The economic outcomes we experience have never been wholly the consequence of markets efficiently allocating resources to their optimal uses. On the contrary, how the costs and benefits of technological progress are distributed is a matter of social choice – even if it does not always seem so.

CAMBRIDGE – Daron Acemoglu and Simon Johnson’s new book, Power and Progress, joins a number of other grand narratives that address a key question for the world economy today: How did the United States – and, somewhat in parallel, the United Kingdom – get into their current mess? Other worthwhile contributions include Jonathan Ira Levy’s Ages of American Capitalism, J. Bradford DeLong’s Slouching Towards Utopia, Gary Gerstle’s The Rise and Fall of the Neoliberal Order, Helen Thompson’s Disorder: Hard Times in the 21st Century, and Martin Wolf’s The Crisis of Democratic Capitalism.
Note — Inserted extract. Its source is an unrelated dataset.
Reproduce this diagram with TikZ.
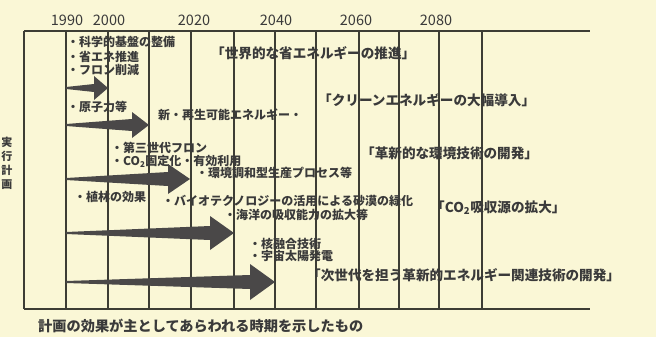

All these works address a fundamental tension between the industrialized Western world’s two systems for distributing and exercising power: political democracy and the market economy. Each, in its own way, documents how the dynamics of capitalism have concentrated economic and financial power, which then is used to influence and even dominate the political process.

What distinguishes Power and Progress is the authors’ own professional habitat. Both are MIT economists – Acemoglu with the Department of Economics, and Johnson with the Sloan School of Management. Acemoglu is one of his generation’s leading economists. The sheer breadth, diversity, and quality of his contributions to economic theory and empirical analysis are extraordinary, and he has done important work on the differential impact of technology as it liquidates existing jobs and generates new ones. Johnson is a former chief economist of the International Monetary Fund, well known for his analysis of how the financialization of the US economy set the stage for the 2008 global financial crisis.